The image file is: __spider.png

spider_data_points.csv is a comma separated variable list of the co-ordinates on the 3202 x 2582 image for the individual points.  By using a separate lookup if this was to be adapted to a different chart then you can just use a new master image and a different set of co-ordinates.

Student_Scores.csv is the file with the individual student (in this case) names and scores for the different skills.  There is no limit to the number of students that can have charts created as the code just goes through the csv line by line and creates a chart for each one.

Rather than creating the csv files manually it is so much easier to use a spreadsheet for data entry and then [Save As] a .csv
To facilitate this I've include .xlsx versions of the files.
These can be open and saved on the Raspberry Pi using OpenOffice.

Meaning if you needed to make 100 of these charts it would be a simple matter of:
Place all the code in a single directory
Enter the data in the spreadsheet.
Save as a .csv
execute spiderchart.py
Watch as all the charts are created automatically with the student name as the filename

Don't worry if the image is mainly off screen it is still being done correctly.

In the code there is a 1 second sleep after each chart is created.
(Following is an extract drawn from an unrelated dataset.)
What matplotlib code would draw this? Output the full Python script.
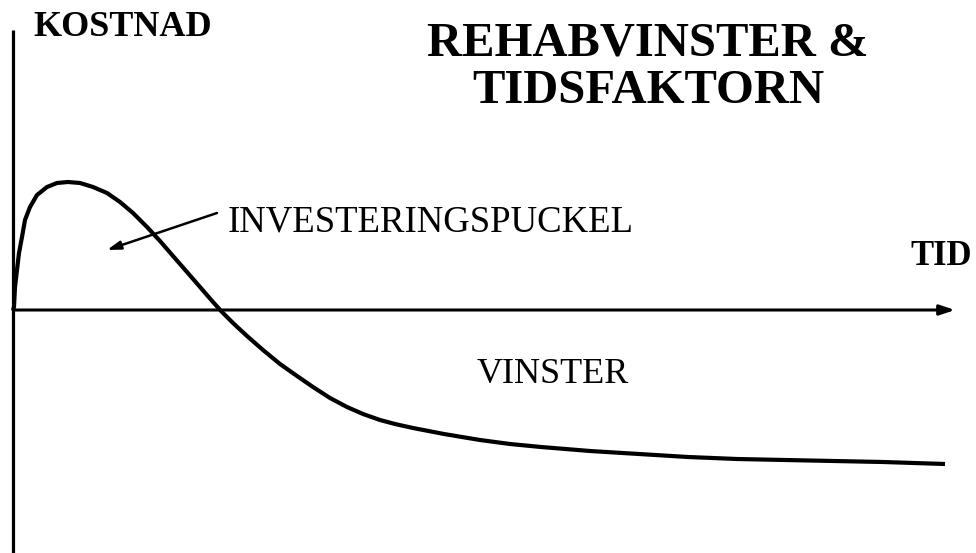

If you are doing lots then it might be worth commenting out the sleep.  It's useful for seeing what's going on.

As a complete side note: I was one of the backers of the Indiegogo pi-topCEED an All-in-One form factor for a Raspberry Pi desktop and it was delivered and set up on Monday.  It came with a Raspberry Pi 3.  This was the set up I used to develop and run the code.  I was very impressed by the quality of the 14" screen on the CEED.  This is now set up as the permanent home computer that my kids can use for playing Minecraft and exploring the CEEDuniverse, a game that teaches you about computers, coding and electronics.